▶ _What the task asks_
A line counts if it contains the word "this" at least once. State how many such lines the records contain, giving the number alone.

▶ _Data records_
· · · · ·

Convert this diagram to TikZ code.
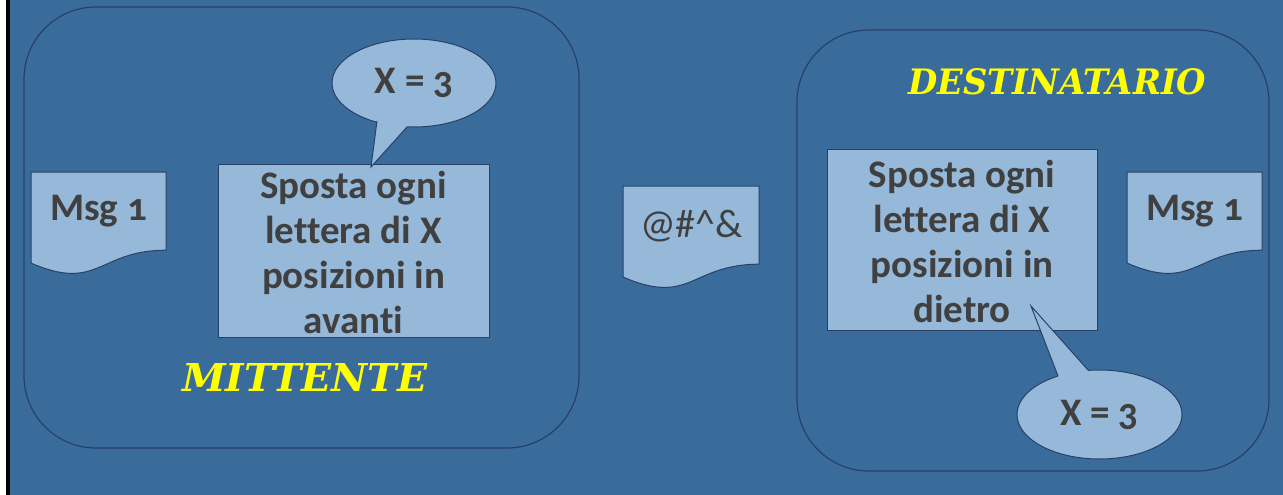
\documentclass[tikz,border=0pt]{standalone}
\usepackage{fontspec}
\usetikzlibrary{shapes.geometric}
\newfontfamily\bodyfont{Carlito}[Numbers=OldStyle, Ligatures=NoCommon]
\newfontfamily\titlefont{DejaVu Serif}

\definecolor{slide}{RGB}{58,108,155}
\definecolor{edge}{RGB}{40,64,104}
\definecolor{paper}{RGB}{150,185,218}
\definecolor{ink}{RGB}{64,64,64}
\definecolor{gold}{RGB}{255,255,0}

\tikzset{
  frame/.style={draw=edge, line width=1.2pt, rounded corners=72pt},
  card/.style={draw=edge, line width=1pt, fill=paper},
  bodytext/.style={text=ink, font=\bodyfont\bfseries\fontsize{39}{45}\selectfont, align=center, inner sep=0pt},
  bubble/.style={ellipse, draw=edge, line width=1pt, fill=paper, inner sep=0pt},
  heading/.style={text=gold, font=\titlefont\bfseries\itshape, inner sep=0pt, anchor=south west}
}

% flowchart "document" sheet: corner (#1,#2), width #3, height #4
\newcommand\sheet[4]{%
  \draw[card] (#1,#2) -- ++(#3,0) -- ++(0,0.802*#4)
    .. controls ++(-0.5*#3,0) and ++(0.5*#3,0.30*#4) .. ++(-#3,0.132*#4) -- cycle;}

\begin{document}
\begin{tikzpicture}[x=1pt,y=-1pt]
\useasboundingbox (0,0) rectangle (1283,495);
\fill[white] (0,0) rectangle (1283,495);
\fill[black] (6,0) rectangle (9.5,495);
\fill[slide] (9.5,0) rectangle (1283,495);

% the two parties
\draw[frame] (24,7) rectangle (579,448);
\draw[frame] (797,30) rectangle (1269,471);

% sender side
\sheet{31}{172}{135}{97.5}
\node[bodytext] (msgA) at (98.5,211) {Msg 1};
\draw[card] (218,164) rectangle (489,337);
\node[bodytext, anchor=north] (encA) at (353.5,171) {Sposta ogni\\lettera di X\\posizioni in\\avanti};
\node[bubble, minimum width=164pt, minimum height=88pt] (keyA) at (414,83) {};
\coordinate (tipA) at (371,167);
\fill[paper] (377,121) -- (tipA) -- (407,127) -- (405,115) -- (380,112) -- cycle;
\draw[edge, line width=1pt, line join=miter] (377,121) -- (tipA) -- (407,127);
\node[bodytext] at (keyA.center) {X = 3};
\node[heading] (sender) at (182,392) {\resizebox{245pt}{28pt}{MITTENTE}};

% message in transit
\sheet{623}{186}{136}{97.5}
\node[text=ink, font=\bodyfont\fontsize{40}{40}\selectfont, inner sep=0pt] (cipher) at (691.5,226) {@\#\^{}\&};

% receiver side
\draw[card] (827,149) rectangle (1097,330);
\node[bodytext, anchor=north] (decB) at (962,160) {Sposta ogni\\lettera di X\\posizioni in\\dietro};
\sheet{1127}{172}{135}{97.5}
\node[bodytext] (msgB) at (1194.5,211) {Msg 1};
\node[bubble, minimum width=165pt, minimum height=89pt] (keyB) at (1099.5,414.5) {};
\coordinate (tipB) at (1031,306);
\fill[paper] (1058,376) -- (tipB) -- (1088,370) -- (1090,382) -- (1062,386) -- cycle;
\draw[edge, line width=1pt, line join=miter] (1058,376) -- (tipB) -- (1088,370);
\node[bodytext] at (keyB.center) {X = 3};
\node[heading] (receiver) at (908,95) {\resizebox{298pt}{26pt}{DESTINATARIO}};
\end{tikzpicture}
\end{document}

· · · · ·

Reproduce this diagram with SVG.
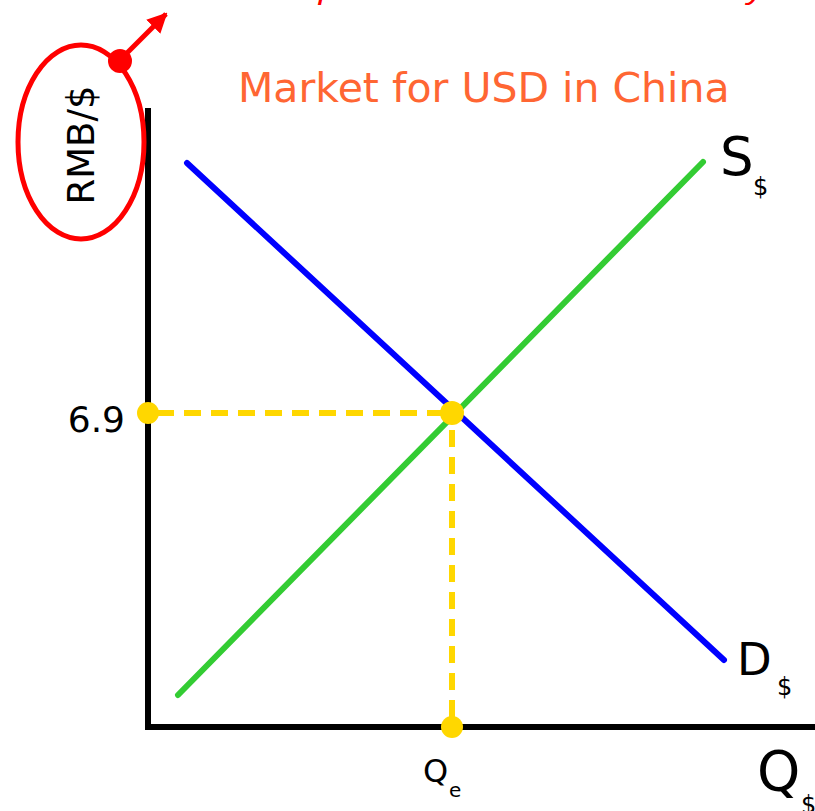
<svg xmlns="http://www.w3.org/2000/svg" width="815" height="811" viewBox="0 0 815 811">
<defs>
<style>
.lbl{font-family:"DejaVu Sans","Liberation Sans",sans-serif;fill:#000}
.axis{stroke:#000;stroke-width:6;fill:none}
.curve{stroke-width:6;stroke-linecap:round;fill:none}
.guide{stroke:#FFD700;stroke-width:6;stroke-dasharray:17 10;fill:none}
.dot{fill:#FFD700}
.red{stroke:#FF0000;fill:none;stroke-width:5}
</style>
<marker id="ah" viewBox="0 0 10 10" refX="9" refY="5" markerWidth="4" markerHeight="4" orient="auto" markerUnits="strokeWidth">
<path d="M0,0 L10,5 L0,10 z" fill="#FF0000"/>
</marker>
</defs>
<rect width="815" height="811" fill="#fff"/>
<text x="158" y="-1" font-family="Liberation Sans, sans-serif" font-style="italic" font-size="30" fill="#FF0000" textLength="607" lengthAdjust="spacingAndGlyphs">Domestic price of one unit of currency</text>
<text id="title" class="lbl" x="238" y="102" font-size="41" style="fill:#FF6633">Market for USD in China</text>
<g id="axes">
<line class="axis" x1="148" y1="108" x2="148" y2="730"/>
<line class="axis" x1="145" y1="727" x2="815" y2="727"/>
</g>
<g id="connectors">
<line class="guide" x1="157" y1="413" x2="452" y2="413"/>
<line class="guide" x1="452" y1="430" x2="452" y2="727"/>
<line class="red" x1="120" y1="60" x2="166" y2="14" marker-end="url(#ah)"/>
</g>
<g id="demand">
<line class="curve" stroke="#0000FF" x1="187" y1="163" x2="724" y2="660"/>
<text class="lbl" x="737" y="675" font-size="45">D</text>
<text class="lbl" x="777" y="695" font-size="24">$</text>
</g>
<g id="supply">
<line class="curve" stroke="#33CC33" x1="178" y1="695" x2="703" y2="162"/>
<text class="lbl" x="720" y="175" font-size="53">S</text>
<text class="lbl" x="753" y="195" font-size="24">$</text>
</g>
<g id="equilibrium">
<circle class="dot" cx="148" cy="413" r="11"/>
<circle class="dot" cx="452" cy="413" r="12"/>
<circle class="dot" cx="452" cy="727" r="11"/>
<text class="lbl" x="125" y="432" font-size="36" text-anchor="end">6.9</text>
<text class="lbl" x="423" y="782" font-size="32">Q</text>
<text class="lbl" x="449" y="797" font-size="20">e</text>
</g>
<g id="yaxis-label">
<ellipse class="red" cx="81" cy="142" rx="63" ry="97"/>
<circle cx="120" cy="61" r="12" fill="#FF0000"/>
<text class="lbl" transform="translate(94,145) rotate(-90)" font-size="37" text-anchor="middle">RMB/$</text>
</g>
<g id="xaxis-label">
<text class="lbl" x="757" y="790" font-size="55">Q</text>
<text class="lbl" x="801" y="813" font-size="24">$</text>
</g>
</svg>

· · · · ·

▶ _Right answer_
2